WORK TO DO
Reproduce nothing except the lines between the line with "Convert this chart to D3.js code." and the line with "const title = 'Effectif';", both ends included, and please leave out pictures.

LISTING
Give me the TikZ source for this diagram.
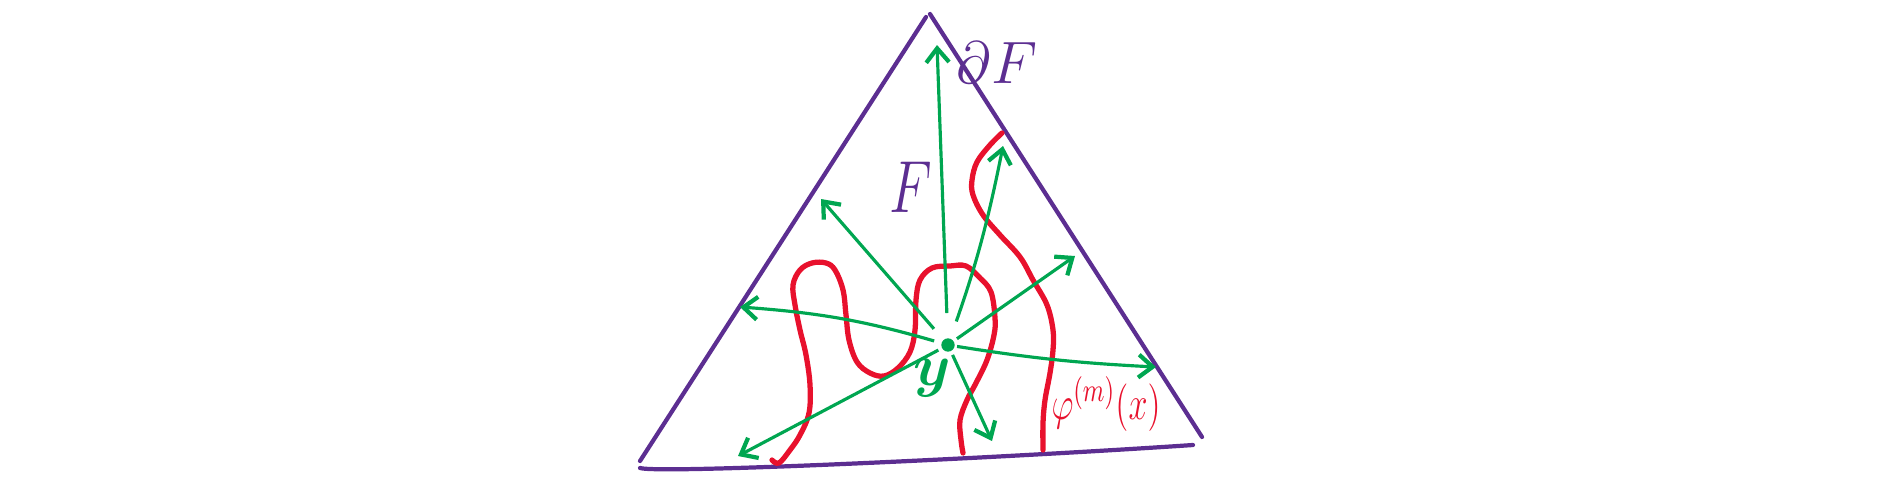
\documentclass[tikz,border=0pt]{standalone}
\usepackage{fix-cm}
\usepackage{graphicx}
\usetikzlibrary{arrows.meta}
\definecolor{inkpurple}{RGB}{92,46,145}
\definecolor{inkred}{RGB}{232,17,45}
\definecolor{inkgreen}{RGB}{0,166,81}
\tikzset{
side/.style={draw=inkpurple, line width=1.2pt, line cap=round},
ray/.style={draw=inkgreen, line width=0.9pt,
	-{Straight Barb[length=4pt,width=6.5pt,line width=1.2pt]}},
orbit/.style={draw=inkred, line width=1.5pt, line cap=round, smooth, tension=0.6},
point/.style={circle, fill=inkgreen, inner sep=0pt, minimum size=3.8pt},
ink/.style={inner sep=0pt, anchor=base}
}

\begin{document}
\begin{tikzpicture}[x=0.01cm, y=-0.01cm]
	\useasboundingbox (0,0) rectangle (1904,494);
	% triangle F
	\coordinate (topl) at (926,17);
	\coordinate (topr) at (930,14);
	\coordinate (bl) at (640,461);
	\coordinate (br) at (1202,437);
	\coordinate (basel) at (640,468);
	\coordinate (baser) at (1193,445);
	\draw[side] (topl) -- (bl);
	\draw[side] (topr) -- (br);
	\draw[side] (basel) .. controls (660,474) and (1000,458) .. (baser);
	% the orbit
	\draw[orbit] plot coordinates {(772,460) (779,463) (790,450) (800,435) (809,413)
		(810,385) (806,355) (800,330) (795,305) (793,285) (800,270) (812,263) (826,263)
		(835,270) (843,290) (846,315) (849,340) (857,362) (870,373) (884,376) (898,368)
		(910,352) (915,330) (916,300) (920,280) (932,268) (950,266) (966,266) (980,278)
		(991,292) (995,318) (994,335) (987,360) (976,383) (967,400) (960,420) (961,440)
		(963,453)};
	\draw[orbit] plot coordinates {(1002,133) (990,145) (977,162) (972,180) (973,195)
		(983,215) (1000,235) (1020,257) (1033,280) (1047,305) (1053,330) (1053,350)
		(1050,373) (1045,400) (1043,423) (1043,450)};
	% rays from y
	\node[point] (y) at (948,345) {};
	\coordinate (up) at (937,45);
	\coordinate (upleft) at (821,199);
	\coordinate (steep) at (1003,146);
	\coordinate (left) at (740,307);
	\coordinate (rightup) at (1075,256);
	\coordinate (right) at (1156,367);
	\coordinate (downleft) at (738,456);
	\coordinate (down) at (992,441);
	\draw[ray, shorten <=7pt] (y) -- (up);
	\draw[ray, shorten <=4pt] (y) -- (upleft);
	\draw[ray, shorten <=5pt] (y) to[bend right=4] (steep);
	\draw[ray, shorten <=2pt] (y) to[bend right=6] (left);
	\draw[ray, shorten <=1pt] (y) -- (rightup);
	\draw[ray, shorten <=0.5pt] (y) to[bend right=3] (right);
	\draw[ray, shorten <=1pt] (y) -- (downleft);
	\draw[ray, shorten <=1pt] (y) -- (down);
	% labels
	\node[ink, text=inkpurple, font=\fontsize{17}{20}\selectfont] (dF) at (997,83) {$\partial F$};
	\node[ink, text=inkpurple, font=\fontsize{21}{24}\selectfont] (F) at (911,212) {\scalebox{0.75}[1]{$F$}};
	\node[ink, text=inkgreen, font=\boldmath\fontsize{17}{20}\selectfont] (ylab) at (932,385) {$y$};
	\node[ink, text=inkred, font=\fontsize{13.5}{16}\selectfont] (phi) at (1106,419) {\scalebox{0.72}[1]{$\varphi^{(m)}(x)$}};
\end{tikzpicture}
\end{document}
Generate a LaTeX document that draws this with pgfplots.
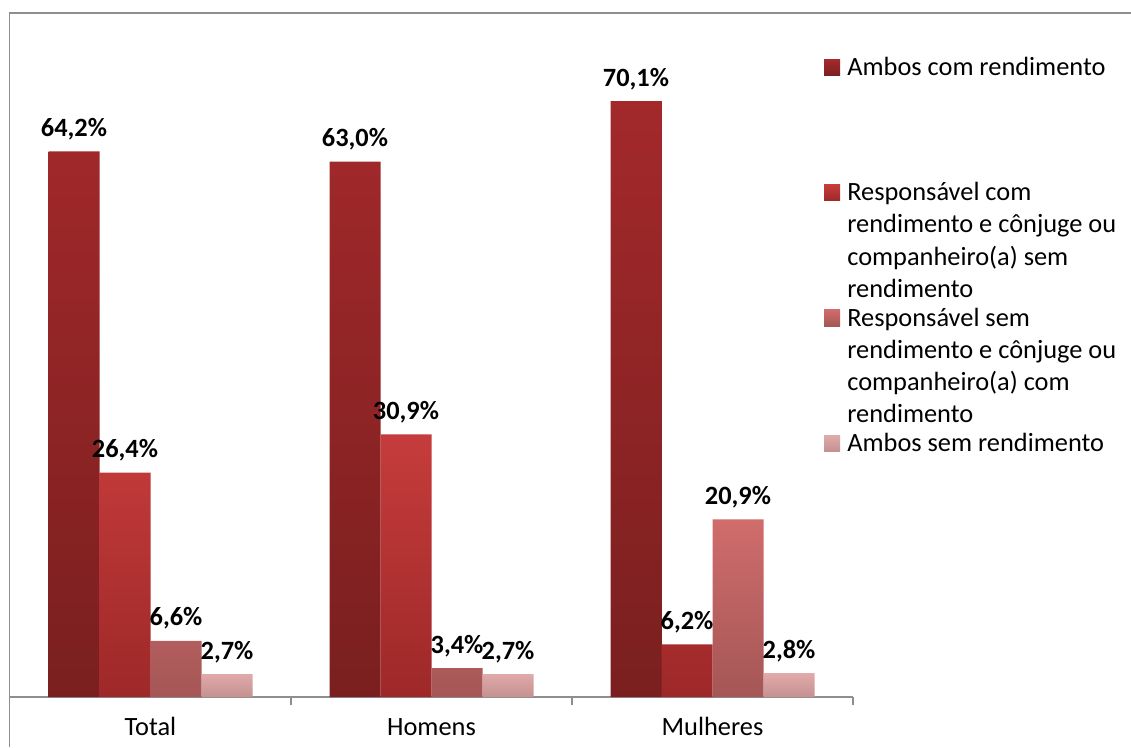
\documentclass[border=0pt]{standalone}
\usepackage{pgfplots}
\pgfplotsset{compat=1.18}
\usepackage{fontspec}
\setmainfont{Carlito}

\definecolor{ctop}{HTML}{A3292B}
\definecolor{cbot}{HTML}{7A1F1F}
\definecolor{rtop}{HTML}{C63C3C}
\definecolor{rbot}{HTML}{9E2828}
\definecolor{ptop}{HTML}{D06C6C}
\definecolor{pbot}{HTML}{A55656}
\definecolor{ltop}{HTML}{E2ABAB}
\definecolor{lbot}{HTML}{C49090}
\definecolor{frame}{HTML}{8E8E8E}

\newcommand{\lbl}{\fontsize{15}{18}\selectfont}

\begin{document}
\begin{tikzpicture}
\path[use as bounding box] (0,0) rectangle (22.62cm,14.94cm);
% outer chart frame (right and bottom edges are cut off)
\draw[frame, line width=1.1pt] (0.19cm,0) -- (0.19cm,14.68cm) -- (22.62cm,14.68cm);

\begin{axis}[
    at={(0.2cm,1.0cm)}, anchor=south west,
    scale only axis,
    width=16.86cm, height=13.6cm,
    ybar=0pt, bar width=1.02cm,
    xmin=-0.5, xmax=2.5,
    ymin=0, ymax=80,
    axis x line=bottom, axis y line=none,
    axis line style={frame, line width=1.2pt, -},
    xtick={0.5,1.5,2.5},
    xticklabels={},
    tick align=outside,
    major tick length=0.16cm,
    tick style={frame, line width=1pt},
    extra x ticks={0,1,2},
    extra x tick labels={Total,Homens,Mulheres},
    extra x tick style={major tick length=0pt},
    xticklabel style={font=\lbl, anchor=base, yshift=-0.76cm},
    ytick=\empty,
    nodes near coords={\pgfmathprintnumber[fixed,fixed zerofill,precision=1,use comma]{\pgfplotspointmeta}\%},
    nodes near coords style={font=\lbl\bfseries, anchor=base, yshift=0.3cm, black},
    /pgf/number format/assume math mode=true,
    clip=false,
]
\addplot[draw=none, top color=ctop, bottom color=cbot] coordinates {(0,64.2) (1,63.0) (2,70.1)};
\addplot[draw=none, top color=rtop, bottom color=rbot] coordinates {(0,26.4) (1,30.9) (2,6.2)};
\addplot[draw=none, top color=ptop, bottom color=pbot] coordinates {(0,6.6) (1,3.4) (2,20.9)};
\addplot[draw=none, top color=ltop, bottom color=lbot] coordinates {(0,2.7) (1,2.7) (2,2.8)};
\end{axis}

% legend (1px = 0.02cm, y = 747 - row)
\begin{scope}[every node/.style={font=\lbl, anchor=base west, inner sep=0pt}]
\shade[top color=ctop, bottom color=cbot] (16.48cm,13.42cm) rectangle ++(0.32cm,0.32cm);
\node at (16.94cm,13.42cm) {Ambos com rendimento};
\shade[top color=rtop, bottom color=rbot] (16.48cm,10.92cm) rectangle ++(0.32cm,0.32cm);
\node at (16.94cm,10.92cm) {Responsável com};
\node at (16.94cm,10.28cm) {rendimento e cônjuge ou};
\node at (16.94cm,9.64cm) {companheiro(a) sem};
\node at (16.94cm,9.00cm) {rendimento};
\shade[top color=ptop, bottom color=pbot] (16.48cm,8.42cm) rectangle ++(0.32cm,0.32cm);
\node at (16.94cm,8.42cm) {Responsável sem};
\node at (16.94cm,7.78cm) {rendimento e cônjuge ou};
\node at (16.94cm,7.14cm) {companheiro(a) com};
\node at (16.94cm,6.50cm) {rendimento};
\shade[top color=ltop, bottom color=lbot] (16.48cm,5.92cm) rectangle ++(0.32cm,0.32cm);
\node at (16.94cm,5.92cm) {Ambos sem rendimento};
\end{scope}
\end{tikzpicture}
\end{document}
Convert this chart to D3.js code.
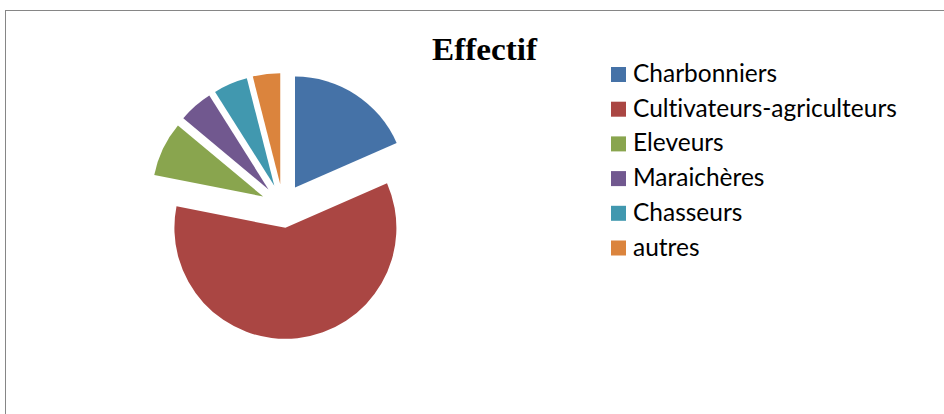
<!DOCTYPE html>
<html>
<head>
<meta charset="utf-8">
<script src="https://cdn.jsdelivr.net/npm/d3@7"></script>
<style>
  html, body { margin: 0; padding: 0; background: #fff; overflow: hidden; }
  svg { display: block; }
  text { font-variant-ligatures: none; }
</style>
</head>
<body>
<div id="chart"></div>
<script>
// data
const categories = ['Charbonniers', 'Cultivateurs-agriculteurs', 'Eleveurs', 'Maraichères', 'Chasseurs', 'autres'];
const effectif = [37, 120, 16, 10, 10, 8];
const colors = ['#4572A7', '#AA4643', '#89A54E', '#71588F', '#4198AF', '#DB843D'];
const title = 'Effectif';

const width = 944, height = 414;
const radius = 111; // pie radius
const explode = 22; // every slice is pulled out from the centre
const legendRectSize = 15;
const legendSpacing = 34.7; // row to row

const svg = d3.select('#chart')
  .append('svg')
  .attr('width', width)
  .attr('height', height);

// chart frame (right and bottom edges fall outside the window)
svg.append('rect')
  .attr('x', 5.5)
  .attr('y', 10.5)
  .attr('width', width + 20)
  .attr('height', height + 20)
  .attr('fill', '#fff')
  .attr('stroke', '#868686')
  .attr('stroke-width', 1);

const color = d3.scaleOrdinal().domain(categories).range(colors);

const pie = d3.pie()
  .value(function (d) { return d.value; })
  .sort(null);

const arc = d3.arc()
  .innerRadius(0)
  .outerRadius(radius);

const dataset = categories.map(function (c, i) { return { label: c, value: effectif[i] }; });

const g = svg.append('g')
  .attr('transform', 'translate(283,206)');

g.selectAll('path')
  .data(pie(dataset))
  .enter()
  .append('path')
  .attr('d', arc)
  .attr('fill', function (d) { return color(d.data.label); })
  .attr('transform', function (d) {
    const mid = (d.startAngle + d.endAngle) / 2;
    return 'translate(' + (explode * Math.sin(mid)) + ',' + (-explode * Math.cos(mid)) + ')';
  });

// title
const titleText = svg.append('text')
  .attr('x', 484.5)
  .attr('y', 60)
  .attr('text-anchor', 'middle')
  .style('font-family', '"Liberation Serif", "DejaVu Serif", serif')
  .style('font-weight', 'bold')
  .style('font-size', '31px')
  .attr('fill', '#000')
  .text(title);
// stretch to the width it has in the picture
titleText.attr('textLength', 105).attr('lengthAdjust', 'spacingAndGlyphs');

// legend
const legend = svg.append('g')
  .attr('class', 'legend-wrapper')
  .selectAll('.legend')
  .data(color.domain())
  .enter()
  .append('g')
  .attr('class', 'legend')
  .attr('transform', function (d, i) {
    return 'translate(611,' + (67 + i * legendSpacing) + ')';
  });

legend.append('rect')
  .attr('width', legendRectSize)
  .attr('height', legendRectSize)
  .style('fill', color);

const labels = legend.append('text')
  .attr('x', 22)
  .attr('y', 15)
  .style('font-family', 'Lato, "Open Sans", sans-serif')
  .style('font-size', '22px')
  .attr('fill', '#000')
  .text(function (d) { return d; });

// fit the font so the longest label is as wide as in the picture
let longest = 0;
labels.each(function () { longest = Math.max(longest, this.getComputedTextLength()); });
const fs = 22 * 264 / longest;
labels.style('font-size', fs + 'px');
</script>
</body>
</html>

OUTPUT OF THE EXERCISE
Convert this chart to D3.js code.
<!DOCTYPE html>
<html>
<head>
<meta charset="utf-8">
<script src="https://cdn.jsdelivr.net/npm/d3@7"></script>
<style>
  html, body { margin: 0; padding: 0; background: #fff; overflow: hidden; }
  svg { display: block; }
  text { font-variant-ligatures: none; }
</style>
</head>
<body>
<div id="chart"></div>
<script>
// data
const categories = ['Charbonniers', 'Cultivateurs-agriculteurs', 'Eleveurs', 'Maraichères', 'Chasseurs', 'autres'];
const effectif = [37, 120, 16, 10, 10, 8];
const colors = ['#4572A7', '#AA4643', '#89A54E', '#71588F', '#4198AF', '#DB843D'];
const title = 'Effectif';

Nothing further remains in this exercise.